The year 1995 was certainly one of firsts and achievements. NASDAQ crossed the 1000 mark for the first time. Microsoft released Windows 95. eBay and Yahoo! were founded. The first planet outside our solar system was discovered. And, as Colin kindly noted, IBIS 2.1 was formally approved as a US national standard, ANSI/EIA-656 on December 13th, 1995.

IBIS, the I/O Buffer Information Specification, was by then already a “toddler,” as version 1.0 had been released to the public in June, 1993. It was the answer to a strong industry desire for a non-proprietary behavioral format for buffer signal integrity data that could be shared between EDA tools, system designers and IC vendors alike.

Version 2.1 was revolutionary, with the size of the specification almost tripling due to the added features.

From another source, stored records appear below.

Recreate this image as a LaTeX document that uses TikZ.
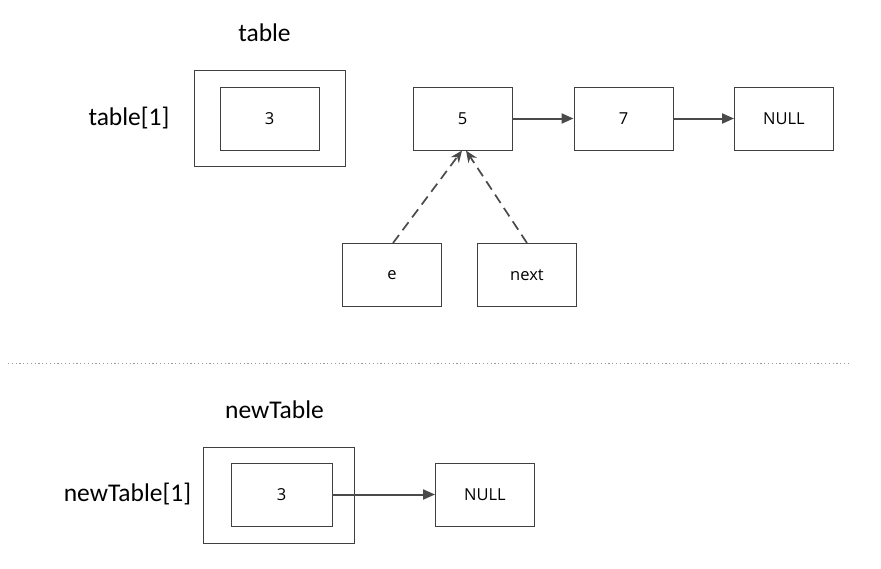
\documentclass[tikz,border=0pt]{standalone}
\usepackage{fontspec}
\setmainfont{Open Sans}
\newfontfamily\lblfont{Carlito}
\usetikzlibrary{arrows.meta}
\definecolor{ln}{HTML}{404040}
\definecolor{ar}{HTML}{4A4A4A}
\tikzset{
  box/.style={draw=ln, line width=0.9pt, minimum width=99pt, minimum height=63pt, inner sep=0pt, font=\fontsize{16.5}{19}\selectfont},
  outerbox/.style={draw=ln, line width=0.9pt, inner sep=0pt},
  lbl/.style={font=\lblfont\fontsize{25.5}{28}\selectfont, inner sep=0pt},
  arr/.style={draw=ar, line width=2pt, -{Triangle[length=12pt,width=10pt]}},
  darr/.style={draw=ar, line width=1.7pt, dash pattern=on 10pt off 6pt, -{Stealth[length=12pt,width=10pt]}},
}
\begin{document}
\begin{tikzpicture}[x=1pt,y=-1pt]
\useasboundingbox (0,0) rectangle (881,568);
% top
\node[lbl] (tlabel) at (264.5,33) {table};
\node[lbl] (t1label) at (129,118) {table[1]};
\node[outerbox, minimum width=151pt, minimum height=96pt] (touter) at (269.5,118) {};
\node[box] (t3) at (269.5,118.5) {3};
\node[box] (n5) at (462.5,118.5) {5};
\node[box] (n7) at (623.5,118.5) {7};
\node[box] (nnull) at (784,118.5) {NULL};
\node[box] (ne) at (392,275) {e};
\node[box] (nnext) at (527,275) {next};
\draw[arr] (n5) -- (n7);
\draw[arr] (n7) -- (nnull);
\draw[darr] (ne.north) ++(1,0) coordinate (es) (es) -- (462,150.5);
\draw[darr] (nnext.north) -- (466,150.5);
% separator
\coordinate (sepl) at (8,363);
\coordinate (sepr) at (848,363);
\draw[gray!80, line width=0.8pt, dash pattern=on 1.2pt off 2.6pt] (sepl) -- (sepr);
% bottom
\node[lbl] (nlabel) at (274.5,410) {newTable};
\node[lbl] (n1label) at (127.5,494) {newTable[1]};
\node[outerbox, minimum width=151pt, minimum height=96pt] (bouter) at (278.5,495) {};
\node[box, minimum width=101pt] (b3) at (281.5,494.5) {3};
\node[box] (bnull) at (485,494.5) {NULL};
\draw[arr] (b3) -- (bnull);
\end{tikzpicture}
\end{document}
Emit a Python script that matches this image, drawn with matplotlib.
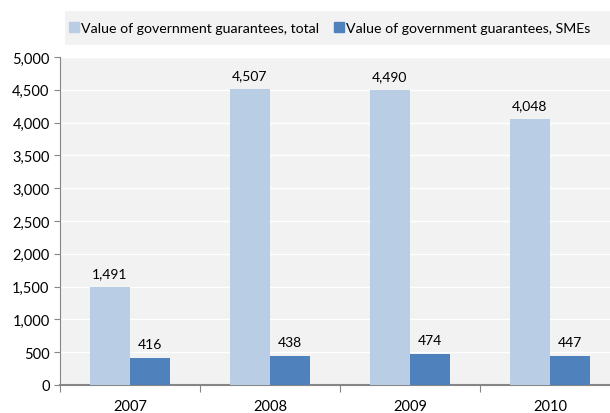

The simple ramps used to represent buffer transitions were supplemented with tables of voltage-versus-time data. Support for differential pins, as well as ECL buffer types, was included. Matrix-based package models were added, allowing both true pin- and pad-based analysis using a single buffer model. As a national standard and a practical approach, IBIS 2.1 defined a basic structure which has remained useful ever since.

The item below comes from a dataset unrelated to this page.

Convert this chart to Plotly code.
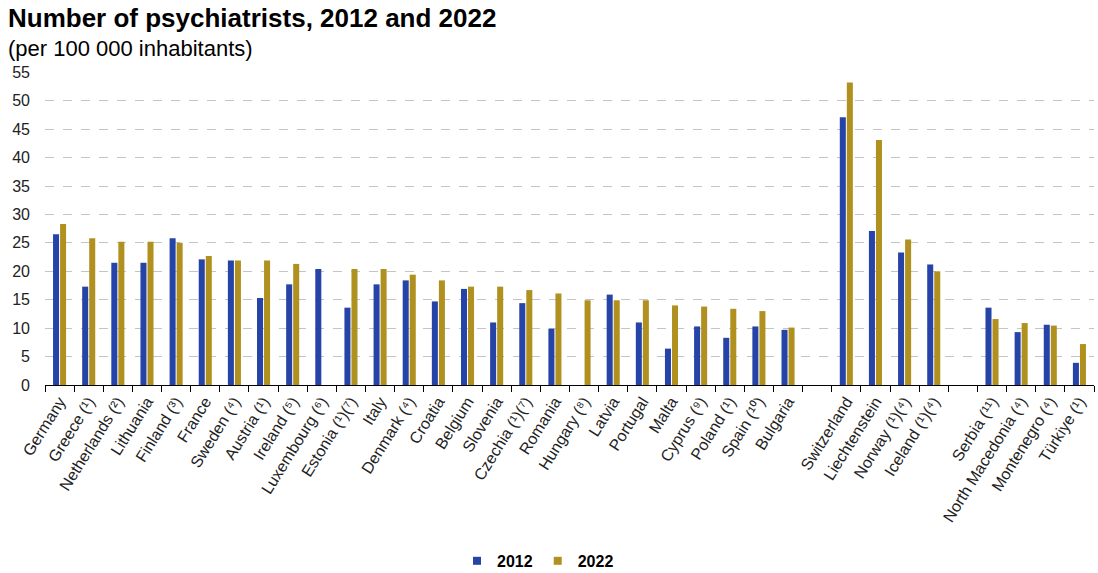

Much has happened over the intervening 13 years. IBIS 3.2 and 4.0 defined new measurement thresholds, added driver scheduling, improved package support and even created a board description format. IBIS 4.1 and 4.2 brought IBIS together with the analog/mixed-signal world, allowing Verilog-AMS and VHDL-AMS code, as well as Berkeley SPICE elements, to be integrated into the IBIS structure. Now, with the approval of IBIS 5.0 in August of this year, combined power delivery and signal integrity modeling using the simple table-driven IBIS approach becomes a reality. And with the addition of the Algorithmic Modeling Interface (AMI), the specification expands to cover advanced serial-differential equalizer behaviors.

Not a bad list of accomplishments for a teenager.

Happy birthday, IBIS and thanks to its many contributors and users over the years.